Bundling discovery, identity, and NAT traversal into one overlay is a pretty sensible direction. The part I find most interesting is that it reduces the amount of glue operators have to build themselves, especially once agents need to work across cloud, home networks, and edge devices.

I think the practical questions are mostly around how the directory behaves over time. Things like freshness of records, how search quality holds up as the network grows, and how relay usage is managed under load. But as a model, treating discovery as a network primitive instead of a bolt-on registry makes a lot of sense.

Artemii Amelin • May 16

The glue reduction was exactly what sold me too. After wiring up discovery, auth, and NAT handling separately a few too many times you start paying a lot more attention to anything that just handles all of it.

Your questions about the directory are the right ones to be asking. Freshness is handled through heartbeats so agents that go offline actually drop out rather than leaving stale records, which matters more than it sounds. There's a short propagation window so you can occasionally query something that just went down, but in practice it's been pretty consistent. Search quality at scale is the one I'm watching most closely. Right now it's literal token match which works fine at a few hundred agents but I'm curious how it holds up when the catalogue gets significantly larger and you have a lot of agents with overlapping descriptions.

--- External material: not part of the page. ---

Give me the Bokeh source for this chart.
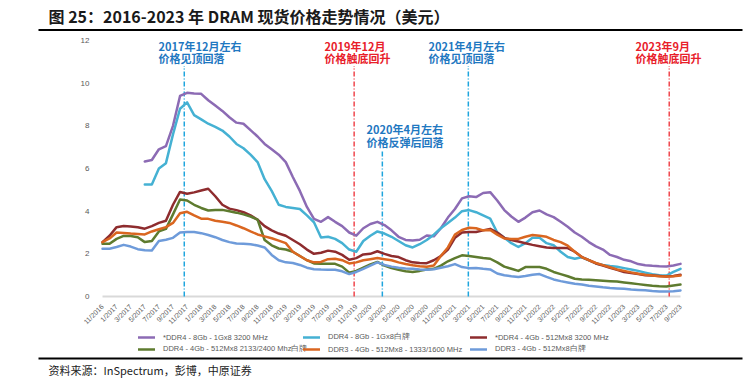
import math
import numpy as np
from bokeh.plotting import figure
from bokeh.models import Range1d, FixedTicker, Label, Legend, LegendItem
from bokeh.embed import file_html
from bokeh.resources import INLINE

# ---------------- data ----------------
months = list(range(83))  # 0 = 11/2016 ... 82 = 9/2023
tick_positions = list(range(0, 83, 2))
tick_labels = ["11/2016", "1/2017", "3/2017", "5/2017", "7/2017", "9/2017", "11/2017",
               "1/2018", "3/2018", "5/2018", "7/2018", "9/2018", "11/2018",
               "1/2019", "3/2019", "5/2019", "7/2019", "9/2019", "11/2019",
               "1/2020", "3/2020", "5/2020", "7/2020", "9/2020", "11/2020",
               "1/2021", "3/2021", "5/2021", "7/2021", "9/2021", "11/2021",
               "1/2022", "3/2022", "5/2022", "7/2022", "9/2022", "11/2022",
               "1/2023", "3/2023", "5/2023", "7/2023", "9/2023"]
y_ticks = [0, 2, 4, 6, 8, 10, 12]

ddr4_8gb_3200 = [None]*6 + [
    6.33, 6.4, 6.9, 7.05, 8.0, 9.4, 9.55, 9.52, 9.5, 9.2, 8.95, 8.7, 8.4, 8.15, 8.1, 7.8,
    7.5, 7.15, 6.9, 6.65, 6.3, 5.6, 4.95, 4.2, 3.64, 3.5, 3.72, 3.5, 3.3, 3.0, 2.85, 3.2,
    3.4, 3.5, 3.35, 3.1, 2.8, 2.65, 2.63, 2.66, 2.86, 2.82, 3.2, 3.7, 4.1, 4.6, 4.7, 4.66,
    4.85, 4.89, 4.5, 4.05, 3.75, 3.5, 3.7, 3.95, 4.03, 3.85, 3.72, 3.5, 3.27, 3.0, 2.8, 2.55,
    2.35, 2.2, 1.95, 1.85, 1.72, 1.65, 1.52, 1.47, 1.44, 1.42, 1.41, 1.45, 1.53]
ddr4_8gb_white = [None]*6 + [
    5.25, 5.25, 6.0, 6.25, 7.6, 8.8, 9.1, 8.5, 8.3, 8.1, 7.95, 7.78, 7.5, 7.15, 6.95, 6.65,
    6.3, 5.5, 4.95, 4.3, 4.2, 4.15, 4.1, 3.8, 3.48, 2.77, 2.8, 2.7, 2.5, 2.2, 2.1, 2.6,
    2.85, 3.05, 2.95, 2.8, 2.6, 2.4, 2.3, 2.45, 2.65, 2.9, 3.2, 3.45, 3.7, 4.0, 4.05, 3.95,
    3.8, 3.65, 3.0, 2.75, 2.5, 2.32, 2.5, 2.75, 2.75, 2.5, 2.4, 2.1, 1.85, 1.77, 1.84, 1.7,
    1.55, 1.48, 1.43, 1.39, 1.33, 1.27, 1.2, 1.12, 1.04, 1.0, 0.98, 1.15, 1.3]
ddr4_4gb_3200 = [
    2.55, 2.85, 3.25, 3.3, 3.28, 3.25, 3.18, 3.3, 3.45, 3.55, 4.3, 4.9, 4.82, 4.88, 4.97, 5.05,
    4.7, 4.3, 4.12, 4.05, 3.95, 3.8, 3.6, 3.3, 3.1, 2.95, 2.85, 2.65, 2.45, 2.2, 2.0, 2.05,
    2.15, 2.1, 1.95, 1.72, 1.8, 1.97, 2.0, 2.12, 2.0, 1.9, 1.85, 1.7, 1.6, 1.57, 1.56, 1.7,
    1.9, 2.2, 2.75, 3.0, 3.02, 3.02, 3.1, 3.17, 3.0, 2.75, 2.65, 2.58, 2.5, 2.42, 2.36, 2.3,
    2.27, 2.27, 2.27, 2.1, 1.85, 1.7, 1.55, 1.45, 1.35, 1.25, 1.15, 1.1, 1.05, 1.0, 0.98, 0.96,
    0.94, 0.96, 1.02]
ddr4_4gb_white = [
    2.47, 2.47, 2.7, 2.84, 2.84, 2.78, 2.55, 2.6, 3.05, 3.17, 3.85, 4.55, 4.5, 4.3, 4.15, 4.03,
    4.05, 4.06, 4.0, 3.93, 3.85, 3.75, 3.6, 2.65, 2.4, 2.25, 2.2, 2.1, 1.9, 1.7, 1.55, 1.53,
    1.53, 1.53, 1.4, 1.12, 1.2, 1.35, 1.5, 1.62, 1.45, 1.33, 1.25, 1.18, 1.15, 1.2, 1.27, 1.3,
    1.45, 1.65, 1.8, 1.93, 1.9, 1.85, 1.8, 1.77, 1.6, 1.4, 1.3, 1.2, 1.38, 1.38, 1.38, 1.3,
    1.15, 1.05, 0.95, 0.83, 0.8, 0.78, 0.76, 0.74, 0.72, 0.7, 0.66, 0.62, 0.58, 0.54, 0.5, 0.48,
    0.47, 0.52, 0.56]
ddr3_4gb_1600 = [
    2.55, 2.72, 3.0, 2.98, 2.95, 2.93, 2.91, 3.05, 3.15, 3.25, 3.45, 3.9, 3.97, 3.8, 3.65, 3.64,
    3.55, 3.5, 3.45, 3.33, 3.2, 3.05, 2.91, 2.82, 2.73, 2.62, 2.5, 2.1, 1.9, 1.7, 1.6, 1.62,
    1.75, 1.77, 1.7, 1.55, 1.6, 1.7, 1.75, 1.8, 1.75, 1.7, 1.6, 1.52, 1.46, 1.42, 1.39, 1.45,
    1.9, 2.3, 2.9, 3.12, 3.22, 3.2, 3.1, 3.12, 2.9, 2.72, 2.7, 2.7, 2.8, 2.88, 2.85, 2.8,
    2.65, 2.55, 2.38, 2.1, 1.85, 1.7, 1.57, 1.47, 1.37, 1.27, 1.2, 1.13, 1.07, 1.02, 0.98, 0.95,
    0.94, 0.95, 0.98]
ddr3_4gb_white = [
    2.24, 2.24, 2.32, 2.42, 2.34, 2.22, 2.17, 2.16, 2.6, 2.66, 2.75, 3.0, 3.02, 3.02, 2.97, 2.88,
    2.78, 2.65, 2.55, 2.48, 2.47, 2.45, 2.39, 2.3, 1.95, 1.7, 1.6, 1.57, 1.48, 1.35, 1.28, 1.26,
    1.25, 1.25, 1.18, 1.05, 1.15, 1.3, 1.45, 1.6, 1.48, 1.4, 1.35, 1.31, 1.3, 1.27, 1.25, 1.28,
    1.35, 1.42, 1.52, 1.38, 1.33, 1.34, 1.3, 1.27, 1.08, 1.0, 0.95, 0.91, 0.96, 1.02, 1.05, 0.92,
    0.8, 0.72, 0.66, 0.6, 0.56, 0.5, 0.47, 0.43, 0.4, 0.38, 0.36, 0.33, 0.31, 0.29, 0.26, 0.24,
    0.23, 0.25, 0.28]

series_names = ["*DDR4 - 8Gb - 1Gx8 3200 MHz", "DDR4 - 8Gb - 1Gx8白牌",
                "*DDR4 - 4Gb - 512Mx8 3200 MHz", "DDR4 - 4Gb - 512Mx8 2133/2400 Mhz白牌",
                "DDR3 - 4Gb - 512Mx8 - 1333/1600 MHz", "DDR3 - 4Gb - 512Mx8白牌"]
series_values = [ddr4_8gb_3200, ddr4_8gb_white, ddr4_4gb_3200, ddr4_4gb_white,
                 ddr3_4gb_1600, ddr3_4gb_white]
series_colors = ["#8C6BB4", "#45B1D3", "#8E2C2E", "#5E7B2F", "#DA6620", "#6E9BDA"]

# events (month index position of marker lines)
event_x = [11.6, 35.7, 39.7, 51.9, 80.4]
event_top = [10.8, 10.8, 6.85, 10.8, 10.8]
event_colors = ["#1EA5DE", "#F0464C", "#1EA5DE", "#1EA5DE", "#F0464C"]
event_line1 = ["2017年12月左右", "2019年12月", "2020年4月左右", "2021年4月左右", "2023年9月"]
event_line2 = ["价格见顶回落", "价格触底回升", "价格反弹后回落", "价格见顶回落", "价格触底回升"]
event_text_colors = ["#1F78C1", "#E8202A", "#1F78C1", "#1F78C1", "#E8202A"]

title_text = "图 25：2016-2023 年 DRAM 现货价格走势情况（美元）"
source_text = "资料来源：InSpectrum，彭博，中原证券"

CJK = "Noto Sans CJK SC"
W, H = 748, 380

# ---------------- mapping of page pixels to data (frame = whole canvas) ----------------
FL, FB = 102.0, 296.0                 # pixel position of month 0 / value 0
PXM, PXV = 578.0 / 82.0, 256.0 / 12.0  # pixels per month / per unit
def dx(px):
    return (px - FL) / PXM
def dy(py):
    return (FB - py) / PXV

p = figure(width=W, height=H, output_backend="svg", toolbar_location=None,
           x_range=Range1d(dx(0), dx(W)), y_range=Range1d(dy(H), dy(0)),
           min_border=0)
p.outline_line_color = None
p.xgrid.visible = False
p.ygrid.visible = False

p.xaxis.fixed_location = 0
p.xaxis.ticker = FixedTicker(ticks=tick_positions)
p.xaxis.major_label_overrides = {t: l for t, l in zip(tick_positions, tick_labels)}
p.xaxis.major_label_orientation = math.pi / 4
p.xaxis.axis_line_color = None
p.xaxis.major_tick_line_color = None
p.xaxis.minor_tick_line_color = None
p.xaxis.major_label_text_font = "Liberation Sans"
p.xaxis.major_label_text_font_size = "7px"
p.xaxis.major_label_text_color = "#595959"
p.xaxis.major_label_standoff = 3

p.yaxis.fixed_location = 0
p.yaxis.ticker = FixedTicker(ticks=y_ticks)
p.yaxis.axis_line_color = None
p.yaxis.major_tick_line_color = None
p.yaxis.minor_tick_line_color = None
p.yaxis.major_label_text_font = "Liberation Sans"
p.yaxis.major_label_text_font_size = "8px"
p.yaxis.major_label_text_color = "#595959"
p.yaxis.major_label_standoff = 7

# baseline spanning the data period
p.line([months[0], months[-1]], [0, 0], line_color="#D9D9D9", line_width=2)

# event marker lines
p.segment(x0=event_x, y0=[0]*len(event_x), x1=event_x, y1=event_top,
          line_color=event_colors, line_width=1.5, line_dash="5 2 1 2")

renderers = []
for vals, col in zip(series_values, series_colors):
    y = np.array(vals, dtype=float)
    r = p.line(months, y, line_color=col, line_width=2.5, line_join="round", line_cap="round")
    renderers.append(r)

# event annotations
ann_pos = [(158, 45, 57), (324, 45, 57), (366, 128, 141), (428, 45, 57), (635, 45, 57)]
for (lx, y1, y2), l1, l2, tc in zip(ann_pos, event_line1, event_line2, event_text_colors):
    for yy, t in ((y1, l1), (y2, l2)):
        p.add_layout(Label(x=dx(lx), y=dy(yy), text=t, text_color=tc,
                           text_font=CJK, text_font_style="bold",
                           text_font_size="11px", text_align="left", text_baseline="middle"))

# title + rules + source
p.add_layout(Label(x=dx(48), y=dy(15), text=title_text, text_color="#1A1A1A",
                   text_font=CJK, text_font_style="bold", text_font_size="16px",
                   text_align="left", text_baseline="middle"))
p.segment(x0=[dx(38)], y0=[dy(29.5)], x1=[dx(742)], y1=[dy(29.5)], line_color="black", line_width=2)
p.segment(x0=[dx(38)], y0=[dy(358)], x1=[dx(742)], y1=[dy(358)], line_color="black", line_width=2)
p.add_layout(Label(x=dx(48), y=dy(369), text=source_text, text_color="#222222",
                   text_font=CJK, text_font_size="11px",
                   text_align="left", text_baseline="middle"))

# legends: three columns of two rows (location in px from frame bottom-left)
col_x = [138, 303, 470]
col_items = [[0, 3], [1, 4], [2, 5]]
for cx, idxs in zip(col_x, col_items):
    leg = Legend(items=[LegendItem(label=series_names[i], renderers=[renderers[i]]) for i in idxs],
                 location=(cx, H - 355), orientation="vertical",
                 padding=0, margin=0, spacing=0, glyph_width=17, glyph_height=12,
                 label_height=12, label_standoff=8,
                 label_text_font="Liberation Sans", label_text_font_size="7.5px",
                 label_text_color="#595959",
                 border_line_alpha=0, background_fill_alpha=0)
    p.add_layout(leg)

open("out.html", "w").write(file_html(p, INLINE))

On relay, it's fallback only for symmetric NATs where hole punching fails. Most connections go direct so relay load doesn't grow linearly with the network the way it would if it were the default path. That's a deliberate architectural choice rather than just an optimization.

The primitive vs bolt-on framing you used is honestly the clearest way I've seen it put. That's the actual operational difference. Every new agent inherits the properties instead of creating a new deployment problem.